I contatti anche in questi giorni proseguono, e c’è chi tra i fedelissimi di Berlusconi, come Daniela Santanchè, scommette che l’intesa si farà , anche perché come minaccia l’ex premier in caso contrario «verrebbe meno anche l’alleanza cin Veneto e in Piemonte». Ma un accordo ancora non è stato siglato. Calderoli che si fa promotore di un’offerta anomala (Berlusconi capo della coalizione e Tremonti premier) è una conferma che nella Lega c’è molto fermento e i boatos di questi giorni natalizi attribuiscono un ruolo niente affatto secondario a Bossi nella partita. Un Bossi che, si dice nei pour parler lombardi, potrebbe creare non pochi problemi al segretario del Carroccio con una possibile candidatura-sfida niente meno che nelle liste del Pdl…
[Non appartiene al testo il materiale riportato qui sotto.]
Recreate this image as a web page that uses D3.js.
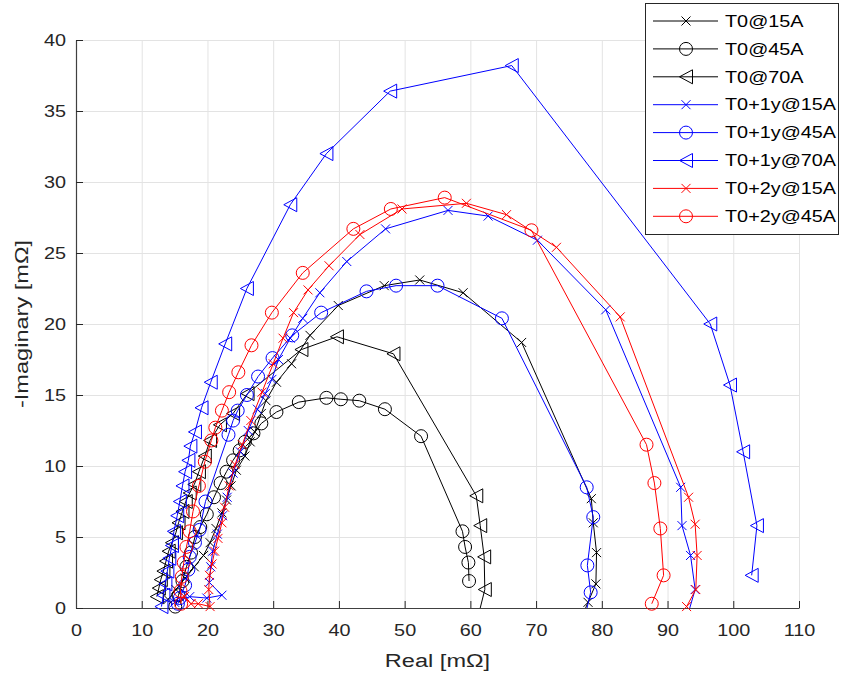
<!DOCTYPE html>
<html>
<head>
<meta charset="utf-8">
<script src="https://cdn.jsdelivr.net/npm/d3@7"></script>
<style>
  body { margin: 0; background: #fff; }
  svg { display: block; }
</style>
</head>
<body>
<div id="chart"></div>
<script>
// series: [real, -imag] in mOhm
const t0_15A = [[14.0,0.6],[15.2,1.3],[16.6,2.1],[18.0,2.9],[19.4,3.7],[20.4,4.6],[21.3,5.6],[22.2,6.7],[22.9,7.6],[23.6,8.6],[24.4,9.7],[25.7,10.7],[26.5,11.7],[27.2,12.4],[28.2,13.7],[28.9,14.6],[30.5,15.9],[32.8,17.2],[35.6,19.2],[39.9,21.3],[46.9,22.7],[52.3,23.1],[58.9,22.2],[67.8,18.7],[78.4,7.7],[78.7,6.0],[79.2,3.9],[79.1,1.7],[77.9,0.4],[77.0,-0.6]]
const t0_45A = [[15.1,0.1],[15.6,0.9],[16.2,1.9],[16.8,2.9],[17.5,3.9],[18.1,5.0],[18.9,5.7],[19.9,6.6],[21.0,7.8],[22.0,8.8],[22.9,9.6],[23.9,10.4],[24.9,11.1],[25.7,11.7],[27.0,12.3],[28.2,13.0],[30.5,13.8],[33.9,14.5],[38.1,14.8],[40.3,14.7],[43.1,14.6],[47.0,14.0],[52.5,12.1],[58.8,5.4],[59.2,4.3],[59.7,3.2],[59.8,1.9]]
const t0_70A = [[12.3,0.8],[12.6,1.4],[12.9,2.0],[13.3,2.6],[13.7,3.3],[14.1,4.0],[14.6,4.6],[15.2,5.3],[15.6,6.0],[16.2,6.8],[16.7,7.5],[17.3,8.1],[18.0,8.7],[18.7,9.6],[19.6,10.7],[20.4,11.8],[21.9,12.9],[23.9,13.7],[26.1,15.1],[34.3,18.2],[39.7,19.1],[48.3,17.9],[60.9,7.9],[61.5,5.8],[62.1,3.6],[62.2,1.3],[60.8,-1.3]]
const t1_15A = [[15.0,0.4],[17.3,0.8],[19.9,0.7],[22.2,0.9],[20.3,1.8],[20.5,2.9],[20.8,4.0],[21.5,5.2],[22.3,6.5],[23.0,7.8],[23.9,9.5],[25.0,11.0],[26.2,12.5],[27.6,14.0],[28.8,15.1],[29.8,16.1],[30.8,17.5],[32.6,19.0],[34.5,20.4],[37.1,22.2],[41.2,24.4],[47.1,26.7],[56.6,28.0],[62.7,27.6],[70.2,25.9],[80.6,21.0],[92.0,8.5],[92.2,5.8],[93.5,3.7],[94.2,1.3],[93.0,-0.6]]
const t1_45A = [[15.5,0.3],[15.8,0.7],[16.6,1.6],[17.1,2.7],[17.3,3.6],[18.1,4.6],[18.8,5.5],[19.7,7.5],[23.2,12.2],[23.9,13.2],[24.6,13.9],[26.0,15.0],[27.7,16.3],[29.9,17.6],[32.9,19.2],[37.3,20.8],[44.2,22.3],[48.7,22.7],[55.0,22.7],[64.8,20.4],[77.7,8.5],[78.7,6.4],[77.8,3.0],[78.3,1.1],[77.3,-0.9]]
const t1_70A = [[13.0,0.1],[13.3,0.9],[13.6,1.7],[13.9,2.6],[14.2,3.5],[14.6,4.4],[14.9,5.4],[15.4,6.5],[15.8,7.5],[16.2,8.6],[16.6,9.6],[17.1,10.4],[17.4,11.4],[18.1,12.4],[19.1,14.1],[20.5,15.9],[22.7,18.6],[26.0,22.5],[32.6,28.4],[38.1,32.0],[47.8,36.4],[66.3,38.2],[96.5,20.0],[99.5,15.7],[101.5,11.0],[103.6,5.8],[102.8,2.3]]
const t2_15A = [[16.5,0.8],[17.5,0.3],[18.6,0.3],[20.4,0.1],[20.2,1.3],[20.3,2.3],[20.7,3.1],[21.1,4.0],[21.6,4.9],[22.2,6.0],[22.6,7.1],[23.3,8.6],[24.2,10.1],[25.3,11.5],[26.6,13.2],[28.3,15.2],[30.0,17.2],[31.5,19.0],[33.1,20.8],[35.3,22.4],[38.5,24.1],[43.2,26.3],[49.6,28.1],[59.4,28.5],[65.5,27.7],[73.1,25.4],[82.8,20.5],[93.2,7.8],[94.2,5.9],[94.5,3.7],[94.3,1.3],[92.9,0.1]]
const t2_45A = [[16.0,0.3],[15.9,1.2],[16.1,2.2],[16.4,3.2],[16.8,4.3],[17.3,5.4],[17.8,6.8],[18.7,8.6],[19.6,10.3],[20.6,11.8],[21.2,12.7],[22.2,13.9],[23.3,15.2],[24.7,16.6],[26.7,18.5],[29.8,20.8],[34.5,23.6],[42.2,26.7],[47.9,28.1],[56.1,28.9],[69.3,26.6],[86.8,11.5],[88.0,8.8],[88.9,5.6],[89.4,2.3],[87.6,0.3]]

const seriesNames = ["T0@15A", "T0@45A", "T0@70A", "T0+1y@15A", "T0+1y@45A", "T0+1y@70A", "T0+2y@15A", "T0+2y@45A"]
const seriesData = [t0_15A, t0_45A, t0_70A, t1_15A, t1_45A, t1_70A, t2_15A, t2_45A]
const seriesColors = ["#000000", "#000000", "#000000", "#0000ff", "#0000ff", "#0000ff", "#ff0000", "#ff0000"]
const seriesMarkers = ["x", "o", "<", "x", "o", "<", "x", "o"]

const xTicks = [0, 10, 20, 30, 40, 50, 60, 70, 80, 90, 100, 110]
const yTicks = [0, 5, 10, 15, 20, 25, 30, 35, 40]

const W = 843
const H = 680
const plotL = 76, plotR = 799, plotT = 40, plotB = 608
const stretch = 1.24
const font = "'Liberation Sans', Arial, sans-serif"

const x = d3.scaleLinear().domain([0, 110]).range([plotL, plotR])
const y = d3.scaleLinear().domain([0, 40]).range([plotB, plotT])

const svg = d3.select("#chart").append("svg")
  .attr("width", W)
  .attr("height", H)

svg.append("defs").append("clipPath").attr("id", "plot-clip")
  .append("rect")
  .attr("x", plotL).attr("y", plotT)
  .attr("width", plotR - plotL).attr("height", plotB - plotT)

// grid
svg.append("g")
  .attr("transform", `translate(0,${plotB})`)
  .call(d3.axisBottom(x).tickValues(xTicks).tickSize(-(plotB - plotT)).tickFormat(""))
  .call(g => g.select(".domain").remove())
  .selectAll("line").attr("stroke", "#e3e3e3")

svg.append("g")
  .attr("transform", `translate(${plotL},0)`)
  .call(d3.axisLeft(y).tickValues(yTicks).tickSize(-(plotR - plotL)).tickFormat(""))
  .call(g => g.select(".domain").remove())
  .selectAll("line").attr("stroke", "#e3e3e3")

// axes
const xAxis = svg.append("g")
  .attr("transform", `translate(0,${plotB})`)
  .call(d3.axisBottom(x).tickValues(xTicks).tickSize(-7).tickSizeOuter(0).tickPadding(17))
const yAxis = svg.append("g")
  .attr("transform", `translate(${plotL},0)`)
  .call(d3.axisLeft(y).tickValues(yTicks).tickSize(-7).tickSizeOuter(0).tickPadding(8))

;[xAxis, yAxis].forEach(g => {
  g.select(".domain").attr("stroke", "#404040").attr("stroke-width", 1.2)
  g.selectAll(".tick line").attr("stroke", "#262626")
  g.selectAll("text")
    .attr("fill", "#262626")
    .style("font-family", font)
    .style("font-size", "16px")
    .attr("transform", `scale(${stretch},1)`)
})

svg.append("text")
  .attr("transform", `translate(${(plotL + plotR) / 2},667) scale(${stretch},1)`)
  .attr("text-anchor", "middle")
  .attr("fill", "#262626")
  .style("font-family", font)
  .style("font-size", "19px")
  .text("Real [mΩ]")

svg.append("text")
  .attr("transform", `translate(28,${(plotT + plotB) / 2}) rotate(-90) scale(${stretch},1)`)
  .attr("text-anchor", "middle")
  .attr("fill", "#262626")
  .style("font-family", font)
  .style("font-size", "19px")
  .text("-Imaginary [mΩ]")

function drawMarker(sel, type, color) {
  if (type === "o") {
    sel.append("circle").attr("r", 6.5)
      .attr("fill", "none").attr("stroke", color)
  } else if (type === "x") {
    sel.append("path").attr("d", "M-4.5,-4.5L4.5,4.5M-4.5,4.5L4.5,-4.5")
      .attr("fill", "none").attr("stroke", color)
  } else {
    sel.append("path").attr("d", "M-6.5,0L6.5,-7L6.5,7Z")
      .attr("fill", "none").attr("stroke", color)
  }
}

const line = d3.line().x(d => x(d[0])).y(d => y(d[1]))

seriesData.forEach((data, i) => {
  const g = svg.append("g")
  g.append("path")
    .attr("d", line(data))
    .attr("fill", "none")
    .attr("stroke", seriesColors[i])
    .attr("stroke-width", 1)
    .attr("clip-path", "url(#plot-clip)")

  g.selectAll("g.mk")
    .data(data.filter(d => d[1] >= 0 && d[0] >= 0 && d[0] <= 110))
    .enter()
    .append("g")
    .attr("class", "mk")
    .attr("transform", d => `translate(${x(d[0])},${y(d[1])})`)
    .each(function () { drawMarker(d3.select(this), seriesMarkers[i], seriesColors[i]) })
})

// legend
const legend = svg.append("g")
legend.append("rect")
  .attr("x", 645.5).attr("y", 3.5)
  .attr("width", 193).attr("height", 231)
  .attr("fill", "#fff").attr("stroke", "#262626").attr("stroke-width", 1)

seriesNames.forEach((name, i) => {
  const ly = 21 + i * 27.9
  const row = legend.append("g").attr("transform", `translate(0,${ly})`)
  row.append("line")
    .attr("x1", 653).attr("x2", 718)
    .attr("stroke", seriesColors[i])
  const mk = row.append("g").attr("transform", "translate(686,0)")
  drawMarker(mk, seriesMarkers[i], seriesColors[i])
  row.append("text")
    .attr("transform", `translate(725,0) scale(${stretch},1)`)
    .attr("dy", "0.36em")
    .attr("fill", "#000")
    .style("font-family", font)
    .style("font-size", "16px")
    .text(name)
})
</script>
</body>
</html>
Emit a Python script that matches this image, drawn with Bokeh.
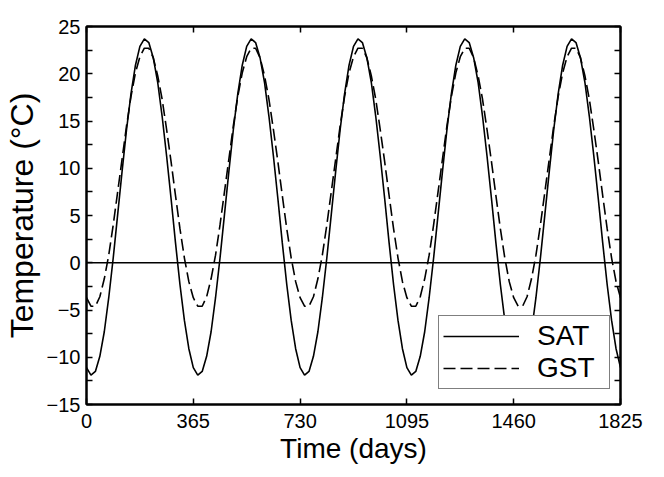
from bokeh.plotting import figure
from bokeh.models import FixedTicker, LinearAxis, Span, Legend, LegendItem, Range1d
from bokeh.embed import file_html
from bokeh.resources import INLINE

# Sample times (days), roughly semi-monthly over five years
DAYS = [
    0, 15.2, 30.4, 45.6, 60.8, 76.0, 91.3, 106.5, 121.7, 136.9, 152.1, 167.3,
    182.5, 197.7, 212.9, 228.1, 243.3, 258.5, 273.8, 289.0, 304.2, 319.4, 334.6, 349.8,
    365, 380.2, 395.4, 410.6, 425.8, 441.0, 456.3, 471.5, 486.7, 501.9, 517.1, 532.3,
    547.5, 562.7, 577.9, 593.1, 608.3, 623.5, 638.8, 654.0, 669.2, 684.4, 699.6, 714.8,
    730, 745.2, 760.4, 775.6, 790.8, 806.0, 821.3, 836.5, 851.7, 866.9, 882.1, 897.3,
    912.5, 927.7, 942.9, 958.1, 973.3, 988.5, 1003.8, 1019.0, 1034.2, 1049.4, 1064.6, 1079.8,
    1095, 1110.2, 1125.4, 1140.6, 1155.8, 1171.0, 1186.3, 1201.5, 1216.7, 1231.9, 1247.1, 1262.3,
    1277.5, 1292.7, 1307.9, 1323.1, 1338.3, 1353.5, 1368.8, 1384.0, 1399.2, 1414.4, 1429.6, 1444.8,
    1460, 1475.2, 1490.4, 1505.6, 1520.8, 1536.0, 1551.3, 1566.5, 1581.7, 1596.9, 1612.1, 1627.3,
    1642.5, 1657.7, 1672.9, 1688.1, 1703.3, 1718.5, 1733.8, 1749.0, 1764.2, 1779.4, 1794.6, 1809.8,
    1825,
]

# Surface air temperature (deg C)
SAT = [
    -11.1, -11.9, -11.5, -9.9, -7.3, -3.7, 0.5, 5.1, 9.7, 14.1, 17.9, 20.9,
    22.9, 23.7, 23.3, 21.7, 19.1, 15.5, 11.3, 6.8, 2.1, -2.3, -6.1, -9.1,
    -11.1, -11.9, -11.5, -9.9, -7.3, -3.7, 0.5, 5.1, 9.7, 14.1, 17.9, 20.9,
    22.9, 23.7, 23.3, 21.7, 19.1, 15.5, 11.3, 6.8, 2.1, -2.3, -6.1, -9.1,
    -11.1, -11.9, -11.5, -9.9, -7.3, -3.7, 0.5, 5.1, 9.7, 14.1, 17.9, 20.9,
    22.9, 23.7, 23.3, 21.7, 19.1, 15.5, 11.3, 6.8, 2.1, -2.3, -6.1, -9.1,
    -11.1, -11.9, -11.5, -9.9, -7.3, -3.7, 0.5, 5.1, 9.7, 14.1, 17.9, 20.9,
    22.9, 23.7, 23.3, 21.7, 19.1, 15.5, 11.3, 6.8, 2.1, -2.3, -6.1, -9.1,
    -11.1, -11.9, -11.5, -9.9, -7.3, -3.7, 0.5, 5.1, 9.7, 14.1, 17.9, 20.9,
    22.9, 23.7, 23.3, 21.7, 19.1, 15.5, 11.3, 6.8, 2.1, -2.3, -6.1, -9.1,
    -11.1,
]

# Ground surface temperature (deg C)
GST = [
    -3.7, -4.6, -4.6, -3.6, -1.7, 0.8, 4.0, 7.5, 11.0, 14.5, 17.6, 20.1,
    21.8, 22.7, 22.7, 21.7, 19.8, 17.3, 14.1, 10.7, 7.1, 3.6, 0.5, -2.0,
    -3.7, -4.6, -4.6, -3.6, -1.7, 0.8, 4.0, 7.5, 11.0, 14.5, 17.6, 20.1,
    21.8, 22.7, 22.7, 21.7, 19.8, 17.3, 14.1, 10.7, 7.1, 3.6, 0.5, -2.0,
    -3.7, -4.6, -4.6, -3.6, -1.7, 0.8, 4.0, 7.5, 11.0, 14.5, 17.6, 20.1,
    21.8, 22.7, 22.7, 21.7, 19.8, 17.3, 14.1, 10.7, 7.1, 3.6, 0.5, -2.0,
    -3.7, -4.6, -4.6, -3.6, -1.7, 0.8, 4.0, 7.5, 11.0, 14.5, 17.6, 20.1,
    21.8, 22.7, 22.7, 21.7, 19.8, 17.3, 14.1, 10.7, 7.1, 3.6, 0.5, -2.0,
    -3.7, -4.6, -4.6, -3.6, -1.7, 0.8, 4.0, 7.5, 11.0, 14.5, 17.6, 20.1,
    21.8, 22.7, 22.7, 21.7, 19.8, 17.3, 14.1, 10.7, 7.1, 3.6, 0.5, -2.0,
    -3.7,
]

X_TICKS = [0, 365, 730, 1095, 1460, 1825]
Y_TICKS = [-15, -10, -5, 0, 5, 10, 15, 20, 25]
Y_MINOR = [-12.5, -7.5, -2.5, 2.5, 7.5, 12.5, 17.5, 22.5]

FONT = "Liberation Sans"

p = figure(
    width=648, height=469,
    x_range=Range1d(0, 1825), y_range=Range1d(-15, 25),
    output_backend="svg", toolbar_location=None,
    min_border_left=79, min_border_right=28, min_border_top=26, min_border_bottom=65,
)
p.xgrid.visible = False
p.ygrid.visible = False
p.outline_line_color = "black"
p.outline_line_width = 2
p.background_fill_color = "white"
p.border_fill_color = "white"


def style_axis(ax, labels=True):
    ax.axis_line_color = "black"
    ax.axis_line_width = 2
    ax.major_tick_in = 6
    ax.major_tick_out = 0
    ax.minor_tick_in = 6
    ax.minor_tick_out = 0
    ax.major_tick_line_color = "black"
    ax.minor_tick_line_color = "black"
    ax.major_tick_line_width = 1.5
    ax.minor_tick_line_width = 1.5
    ax.major_label_text_font = FONT
    if labels:
        ax.major_label_text_color = "black"
        ax.major_label_text_font_size = "20px"
    else:
        ax.major_label_text_color = None
        ax.major_label_text_font_size = "1px"
        ax.major_label_standoff = 0


xa = p.xaxis[0]
xa.ticker = FixedTicker(ticks=X_TICKS)
style_axis(xa)
xa.major_label_standoff = 9
xa.axis_label = "Time (days)"
xa.axis_label_text_font = FONT
xa.axis_label_text_font_size = "28px"
xa.axis_label_text_font_style = "normal"
xa.axis_label_text_color = "black"
xa.axis_label_standoff = 2

ya = p.yaxis[0]
ya.ticker = FixedTicker(ticks=Y_TICKS, minor_ticks=Y_MINOR)
style_axis(ya)
ya.major_label_standoff = 6
ya.axis_label = "Temperature (°C)"
ya.axis_label_text_font = FONT
ya.axis_label_text_font_size = "32px"
ya.axis_label_text_font_style = "normal"
ya.axis_label_text_color = "black"
ya.axis_label_standoff = 4

top = LinearAxis(ticker=FixedTicker(ticks=X_TICKS))
style_axis(top, labels=False)
p.add_layout(top, "above")

right = LinearAxis(ticker=FixedTicker(ticks=Y_TICKS, minor_ticks=Y_MINOR))
style_axis(right, labels=False)
p.add_layout(right, "right")

p.add_layout(Span(location=0, dimension="width", line_color="black", line_width=1.5))

r_sat = p.line(DAYS, SAT, line_color="black", line_width=1.6)
r_gst = p.line(DAYS, GST, line_color="black", line_width=1.6, line_dash="12 5")

legend = Legend(
    items=[LegendItem(label="SAT", renderers=[r_sat]), LegendItem(label="GST", renderers=[r_gst])],
    location=(352, 15),
    border_line_color="black", border_line_width=1.5,
    background_fill_color="white", background_fill_alpha=1.0,
    label_text_font=FONT, label_text_font_size="28px", label_text_color="black",
    glyph_width=76, label_standoff=18, padding=4, spacing=0,
    label_width=68, label_height=20, glyph_height=20,
)
p.add_layout(legend)

open("out.html", "w").write(file_html(p, INLINE))
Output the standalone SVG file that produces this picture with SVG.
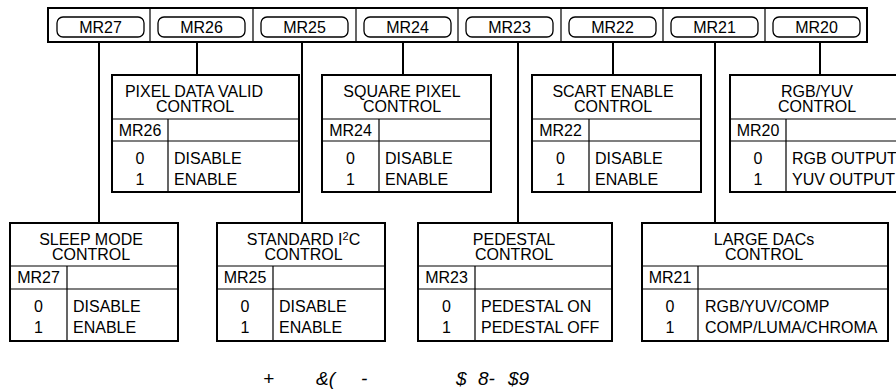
<svg xmlns="http://www.w3.org/2000/svg" width="896" height="390" viewBox="0 0 896 390">
<style>
text{font-family:"Liberation Sans",Arial,sans-serif;font-size:16px;fill:#000}
.c{text-anchor:middle}
.outer{fill:#fff;stroke:#000;stroke-width:2}
.inner{stroke:#000;stroke-width:1.2;fill:none}
.pill{fill:#fff;stroke:#000;stroke-width:1.3}
.conn{stroke:#000;stroke-width:2;fill:none}
.cap{font-style:italic;font-size:19px}
</style>
<rect width="896" height="390" fill="#fff"/>
<g id="connectors">
<line class="conn" x1="99" y1="42" x2="99" y2="223"/>
<line class="conn" x1="197" y1="42" x2="197" y2="75"/>
<line class="conn" x1="302" y1="42" x2="302" y2="223"/>
<line class="conn" x1="403" y1="42" x2="403" y2="75"/>
<line class="conn" x1="518" y1="42" x2="518" y2="223"/>
<line class="conn" x1="613" y1="42" x2="613" y2="75"/>
<line class="conn" x1="715" y1="42" x2="715" y2="223"/>
<line class="conn" x1="820" y1="42" x2="820" y2="75"/>
</g>
<g id="register">
<rect class="outer" x="48" y="8" width="819" height="34"/>
<path class="inner" d="M150 8V42M253 8V42M356 8V42M458 8V42M561 8V42M663 8V42M765 8V42"/>
<rect class="pill" x="57" y="17" width="87" height="20" rx="6"/>
<rect class="pill" x="158" y="17" width="87" height="20" rx="6"/>
<rect class="pill" x="261" y="17" width="87" height="20" rx="6"/>
<rect class="pill" x="364" y="17" width="87" height="20" rx="6"/>
<rect class="pill" x="466" y="17" width="87" height="20" rx="6"/>
<rect class="pill" x="569" y="17" width="87" height="20" rx="6"/>
<rect class="pill" x="671" y="17" width="87" height="20" rx="6"/>
<rect class="pill" x="773" y="17" width="87" height="20" rx="6"/>
<text class="c" x="100.5" y="33">MR27</text>
<text class="c" x="201.5" y="33">MR26</text>
<text class="c" x="304.5" y="33">MR25</text>
<text class="c" x="407.5" y="33">MR24</text>
<text class="c" x="509.5" y="33">MR23</text>
<text class="c" x="612.5" y="33">MR22</text>
<text class="c" x="714.5" y="33">MR21</text>
<text class="c" x="816.5" y="33">MR20</text>
</g>
<g id="pixel-data-valid">
<rect class="outer" x="112" y="75" width="187" height="117"/>
<path class="inner" d="M112 119H299M112 141H299M168 119V192"/>
<text class="c" x="194" y="96.5">PIXEL DATA VALID</text>
<text class="c" x="195" y="112">CONTROL</text>
<text class="c" x="140" y="136">MR26</text>
<text class="c" x="140" y="164">0</text>
<text class="c" x="140" y="185">1</text>
<text x="174" y="164">DISABLE</text>
<text x="174" y="185">ENABLE</text>
</g>
<g id="square-pixel">
<rect class="outer" x="322" y="75" width="169" height="117"/>
<path class="inner" d="M322 119H491M322 141H491M379 119V192"/>
<text class="c" x="402" y="96.5">SQUARE PIXEL</text>
<text class="c" x="402" y="112">CONTROL</text>
<text class="c" x="350.5" y="136">MR24</text>
<text class="c" x="350.5" y="164">0</text>
<text class="c" x="350.5" y="185">1</text>
<text x="385" y="164">DISABLE</text>
<text x="385" y="185">ENABLE</text>
</g>
<g id="scart-enable">
<rect class="outer" x="532" y="75" width="169" height="117"/>
<path class="inner" d="M532 119H701M532 141H701M589 119V192"/>
<text class="c" x="613" y="96.5">SCART ENABLE</text>
<text class="c" x="613" y="112">CONTROL</text>
<text class="c" x="560.5" y="136">MR22</text>
<text class="c" x="560.5" y="164">0</text>
<text class="c" x="560.5" y="185">1</text>
<text x="595" y="164">DISABLE</text>
<text x="595" y="185">ENABLE</text>
</g>
<g id="rgb-yuv">
<rect class="outer" x="730" y="75" width="175" height="117"/>
<path class="inner" d="M730 119H905M730 141H905M786 119V192"/>
<text class="c" x="817" y="96.5">RGB/YUV</text>
<text class="c" x="817" y="112">CONTROL</text>
<text class="c" x="758" y="136">MR20</text>
<text class="c" x="758" y="164">0</text>
<text class="c" x="758" y="185">1</text>
<text x="792" y="164">RGB OUTPUT</text>
<text x="792" y="185">YUV OUTPUT</text>
</g>
<g id="sleep-mode">
<rect class="outer" x="10" y="223" width="168" height="118"/>
<path class="inner" d="M10 266H178M10 289H178M67 266V341"/>
<text class="c" x="91" y="245">SLEEP MODE</text>
<text class="c" x="91" y="260">CONTROL</text>
<text class="c" x="38.5" y="283">MR27</text>
<text class="c" x="38.5" y="312">0</text>
<text class="c" x="38.5" y="333">1</text>
<text x="73" y="312">DISABLE</text>
<text x="73" y="333">ENABLE</text>
</g>
<g id="standard-i2c">
<rect class="outer" x="217" y="223" width="168" height="118"/>
<path class="inner" d="M217 266H385M217 289H385M273 266V341"/>
<text class="c" x="303.5" y="245">STANDARD I<tspan font-size="11" dy="-5">2</tspan><tspan dy="5">C</tspan></text>
<text class="c" x="303.5" y="260">CONTROL</text>
<text class="c" x="245" y="283">MR25</text>
<text class="c" x="245" y="312">0</text>
<text class="c" x="245" y="333">1</text>
<text x="279" y="312">DISABLE</text>
<text x="279" y="333">ENABLE</text>
</g>
<g id="pedestal">
<rect class="outer" x="418" y="223" width="194" height="118"/>
<path class="inner" d="M418 266H612M418 289H612M475 266V341"/>
<text class="c" x="514" y="245">PEDESTAL</text>
<text class="c" x="514" y="260">CONTROL</text>
<text class="c" x="446.5" y="283">MR23</text>
<text class="c" x="446.5" y="312">0</text>
<text class="c" x="446.5" y="333">1</text>
<text x="481" y="312">PEDESTAL ON</text>
<text x="481" y="333">PEDESTAL OFF</text>
</g>
<g id="large-dacs">
<rect class="outer" x="642" y="223" width="246" height="118"/>
<path class="inner" d="M642 266H888M642 289H888M698 266V341"/>
<text class="c" x="764" y="245">LARGE DACs</text>
<text class="c" x="764" y="260">CONTROL</text>
<text class="c" x="670" y="283">MR21</text>
<text class="c" x="670" y="312">0</text>
<text class="c" x="670" y="333">1</text>
<text x="705" y="312">RGB/YUV/COMP</text>
<text x="705" y="333">COMP/LUMA/CHROMA</text>
</g>
<g id="caption">
<text class="cap" x="263" y="385">+</text>
<text class="cap" x="316" y="385">&amp;(</text>
<text class="cap" x="361" y="385">-</text>
<text class="cap" y="385"><tspan x="456">$</tspan><tspan x="478">8-</tspan><tspan x="508">$9</tspan></text>
</g>
</svg>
Se sia fantapolitica o un’arma che si sta giocando nelle trattative è da capire, ma l’obiettivo di Berlusconi è chiaro: ottenere un’alleanza forte che gli permetta di competere davvero con un centrosinistra che sarebbe a «meno di 5 punti da noi». E questo nonostante Monti, contro il quale comunque dal Pdl sparano a pallettoni, considerando il suo ruolo di eventuale candidato non compatibile con quello di premier che deve portare il Paese alle elezioni: «Sarebbe un vulnus lacerante se sviluppasse una campagna elettorale alla guida di uno schieramento centrista contro il Pdl e la facesse utilizzando la carica di premier alla quale è stato nominato proprio con il concorso dello stesso Pdl», protesta Cicchitto e con lui Gasparri, mentre il collega Lauro ha già  la soluzione: Monti lasci a Schifani, presidente del Senato, il suo incarico per il disbrigo degli affari correnti.